§ **What the task asks**
Exactly as written, quote every line that follows, skipping the images.
— start —
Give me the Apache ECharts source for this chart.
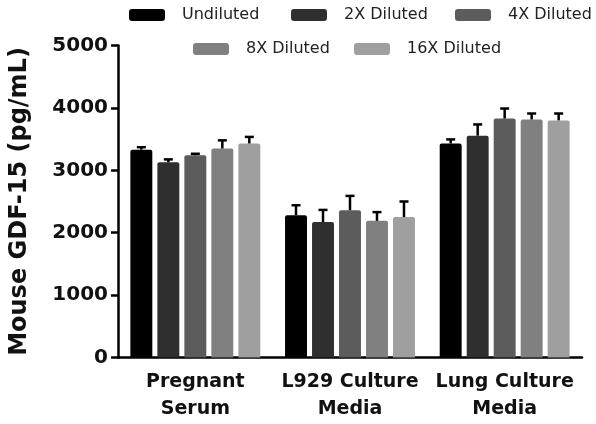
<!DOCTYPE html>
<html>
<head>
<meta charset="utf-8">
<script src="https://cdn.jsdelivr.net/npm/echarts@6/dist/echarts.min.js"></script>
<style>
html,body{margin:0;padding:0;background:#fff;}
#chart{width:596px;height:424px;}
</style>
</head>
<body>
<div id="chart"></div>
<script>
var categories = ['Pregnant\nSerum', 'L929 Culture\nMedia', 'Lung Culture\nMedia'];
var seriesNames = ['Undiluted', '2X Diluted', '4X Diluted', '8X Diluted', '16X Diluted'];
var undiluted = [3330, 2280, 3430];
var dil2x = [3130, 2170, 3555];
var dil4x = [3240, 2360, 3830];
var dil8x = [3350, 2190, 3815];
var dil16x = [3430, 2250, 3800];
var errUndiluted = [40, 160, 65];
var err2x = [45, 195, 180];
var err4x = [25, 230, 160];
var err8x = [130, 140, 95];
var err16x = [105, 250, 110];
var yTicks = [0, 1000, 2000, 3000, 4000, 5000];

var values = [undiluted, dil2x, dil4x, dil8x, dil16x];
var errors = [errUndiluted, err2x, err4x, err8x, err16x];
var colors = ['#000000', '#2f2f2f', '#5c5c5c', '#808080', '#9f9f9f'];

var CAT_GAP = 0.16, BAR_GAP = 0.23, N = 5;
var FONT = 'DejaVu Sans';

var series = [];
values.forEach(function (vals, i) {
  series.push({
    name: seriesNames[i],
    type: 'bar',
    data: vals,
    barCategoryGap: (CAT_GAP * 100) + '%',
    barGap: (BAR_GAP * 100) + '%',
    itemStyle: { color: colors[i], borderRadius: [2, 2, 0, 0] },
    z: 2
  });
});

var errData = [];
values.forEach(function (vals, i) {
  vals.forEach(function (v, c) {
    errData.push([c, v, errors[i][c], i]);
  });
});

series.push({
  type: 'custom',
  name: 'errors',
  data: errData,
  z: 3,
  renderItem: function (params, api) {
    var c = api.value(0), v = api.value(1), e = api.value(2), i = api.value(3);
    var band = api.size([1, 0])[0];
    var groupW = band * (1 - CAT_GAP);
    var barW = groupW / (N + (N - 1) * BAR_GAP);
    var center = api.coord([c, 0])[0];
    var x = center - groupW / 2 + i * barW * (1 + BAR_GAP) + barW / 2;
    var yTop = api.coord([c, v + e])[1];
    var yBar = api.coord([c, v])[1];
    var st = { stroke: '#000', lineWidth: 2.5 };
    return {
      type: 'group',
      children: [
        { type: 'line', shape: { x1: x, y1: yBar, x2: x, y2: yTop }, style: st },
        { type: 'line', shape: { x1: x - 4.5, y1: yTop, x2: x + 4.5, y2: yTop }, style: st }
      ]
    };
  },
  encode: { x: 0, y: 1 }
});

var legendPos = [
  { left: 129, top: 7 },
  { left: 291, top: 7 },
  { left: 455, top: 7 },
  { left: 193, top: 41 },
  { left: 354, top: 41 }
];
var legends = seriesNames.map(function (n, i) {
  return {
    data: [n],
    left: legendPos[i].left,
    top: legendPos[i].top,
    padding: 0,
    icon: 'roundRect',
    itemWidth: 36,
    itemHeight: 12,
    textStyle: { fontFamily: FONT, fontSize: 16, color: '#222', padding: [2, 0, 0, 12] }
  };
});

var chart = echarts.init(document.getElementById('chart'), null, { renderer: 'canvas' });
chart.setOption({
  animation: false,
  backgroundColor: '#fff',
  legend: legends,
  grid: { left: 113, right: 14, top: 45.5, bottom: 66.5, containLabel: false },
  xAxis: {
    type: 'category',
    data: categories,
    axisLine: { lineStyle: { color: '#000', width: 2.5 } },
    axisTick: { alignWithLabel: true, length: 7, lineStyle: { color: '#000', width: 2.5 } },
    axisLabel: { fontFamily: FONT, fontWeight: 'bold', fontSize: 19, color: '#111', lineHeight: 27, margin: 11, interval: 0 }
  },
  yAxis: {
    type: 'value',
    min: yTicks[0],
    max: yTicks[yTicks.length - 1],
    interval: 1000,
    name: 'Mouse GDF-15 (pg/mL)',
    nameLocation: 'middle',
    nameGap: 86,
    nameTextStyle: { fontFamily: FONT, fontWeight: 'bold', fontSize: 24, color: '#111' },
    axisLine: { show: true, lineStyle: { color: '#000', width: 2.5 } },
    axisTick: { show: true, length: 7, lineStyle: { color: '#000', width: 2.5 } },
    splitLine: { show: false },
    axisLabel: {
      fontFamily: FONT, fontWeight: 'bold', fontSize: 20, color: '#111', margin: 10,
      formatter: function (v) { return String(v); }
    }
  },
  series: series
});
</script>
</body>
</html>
— end —
§ **Solution**
Give me the Apache ECharts source for this chart.
<!DOCTYPE html>
<html>
<head>
<meta charset="utf-8">
<script src="https://cdn.jsdelivr.net/npm/echarts@6/dist/echarts.min.js"></script>
<style>
html,body{margin:0;padding:0;background:#fff;}
#chart{width:596px;height:424px;}
</style>
</head>
<body>
<div id="chart"></div>
<script>
var categories = ['Pregnant\nSerum', 'L929 Culture\nMedia', 'Lung Culture\nMedia'];
var seriesNames = ['Undiluted', '2X Diluted', '4X Diluted', '8X Diluted', '16X Diluted'];
var undiluted = [3330, 2280, 3430];
var dil2x = [3130, 2170, 3555];
var dil4x = [3240, 2360, 3830];
var dil8x = [3350, 2190, 3815];
var dil16x = [3430, 2250, 3800];
var errUndiluted = [40, 160, 65];
var err2x = [45, 195, 180];
var err4x = [25, 230, 160];
var err8x = [130, 140, 95];
var err16x = [105, 250, 110];
var yTicks = [0, 1000, 2000, 3000, 4000, 5000];

var values = [undiluted, dil2x, dil4x, dil8x, dil16x];
var errors = [errUndiluted, err2x, err4x, err8x, err16x];
var colors = ['#000000', '#2f2f2f', '#5c5c5c', '#808080', '#9f9f9f'];

var CAT_GAP = 0.16, BAR_GAP = 0.23, N = 5;
var FONT = 'DejaVu Sans';

var series = [];
values.forEach(function (vals, i) {
  series.push({
    name: seriesNames[i],
    type: 'bar',
    data: vals,
    barCategoryGap: (CAT_GAP * 100) + '%',
    barGap: (BAR_GAP * 100) + '%',
    itemStyle: { color: colors[i], borderRadius: [2, 2, 0, 0] },
    z: 2
  });
});

var errData = [];
values.forEach(function (vals, i) {
  vals.forEach(function (v, c) {
    errData.push([c, v, errors[i][c], i]);
  });
});

series.push({
  type: 'custom',
  name: 'errors',
  data: errData,
  z: 3,
  renderItem: function (params, api) {
    var c = api.value(0), v = api.value(1), e = api.value(2), i = api.value(3);
    var band = api.size([1, 0])[0];
    var groupW = band * (1 - CAT_GAP);
    var barW = groupW / (N + (N - 1) * BAR_GAP);
    var center = api.coord([c, 0])[0];
    var x = center - groupW / 2 + i * barW * (1 + BAR_GAP) + barW / 2;
    var yTop = api.coord([c, v + e])[1];
    var yBar = api.coord([c, v])[1];
    var st = { stroke: '#000', lineWidth: 2.5 };
    return {
      type: 'group',
      children: [
        { type: 'line', shape: { x1: x, y1: yBar, x2: x, y2: yTop }, style: st },
        { type: 'line', shape: { x1: x - 4.5, y1: yTop, x2: x + 4.5, y2: yTop }, style: st }
      ]
    };
  },
  encode: { x: 0, y: 1 }
});

var legendPos = [
  { left: 129, top: 7 },
  { left: 291, top: 7 },
  { left: 455, top: 7 },
  { left: 193, top: 41 },
  { left: 354, top: 41 }
];
var legends = seriesNames.map(function (n, i) {
  return {
    data: [n],
    left: legendPos[i].left,
    top: legendPos[i].top,
    padding: 0,
    icon: 'roundRect',
    itemWidth: 36,
    itemHeight: 12,
    textStyle: { fontFamily: FONT, fontSize: 16, color: '#222', padding: [2, 0, 0, 12] }
  };
});

var chart = echarts.init(document.getElementById('chart'), null, { renderer: 'canvas' });
chart.setOption({
  animation: false,
  backgroundColor: '#fff',
  legend: legends,
  grid: { left: 113, right: 14, top: 45.5, bottom: 66.5, containLabel: false },
  xAxis: {
    type: 'category',
    data: categories,
    axisLine: { lineStyle: { color: '#000', width: 2.5 } },
    axisTick: { alignWithLabel: true, length: 7, lineStyle: { color: '#000', width: 2.5 } },
    axisLabel: { fontFamily: FONT, fontWeight: 'bold', fontSize: 19, color: '#111', lineHeight: 27, margin: 11, interval: 0 }
  },
  yAxis: {
    type: 'value',
    min: yTicks[0],
    max: yTicks[yTicks.length - 1],
    interval: 1000,
    name: 'Mouse GDF-15 (pg/mL)',
    nameLocation: 'middle',
    nameGap: 86,
    nameTextStyle: { fontFamily: FONT, fontWeight: 'bold', fontSize: 24, color: '#111' },
    axisLine: { show: true, lineStyle: { color: '#000', width: 2.5 } },
    axisTick: { show: true, length: 7, lineStyle: { color: '#000', width: 2.5 } },
    splitLine: { show: false },
    axisLabel: {
      fontFamily: FONT, fontWeight: 'bold', fontSize: 20, color: '#111', margin: 10,
      formatter: function (v) { return String(v); }
    }
  },
  series: series
});
</script>
</body>
</html>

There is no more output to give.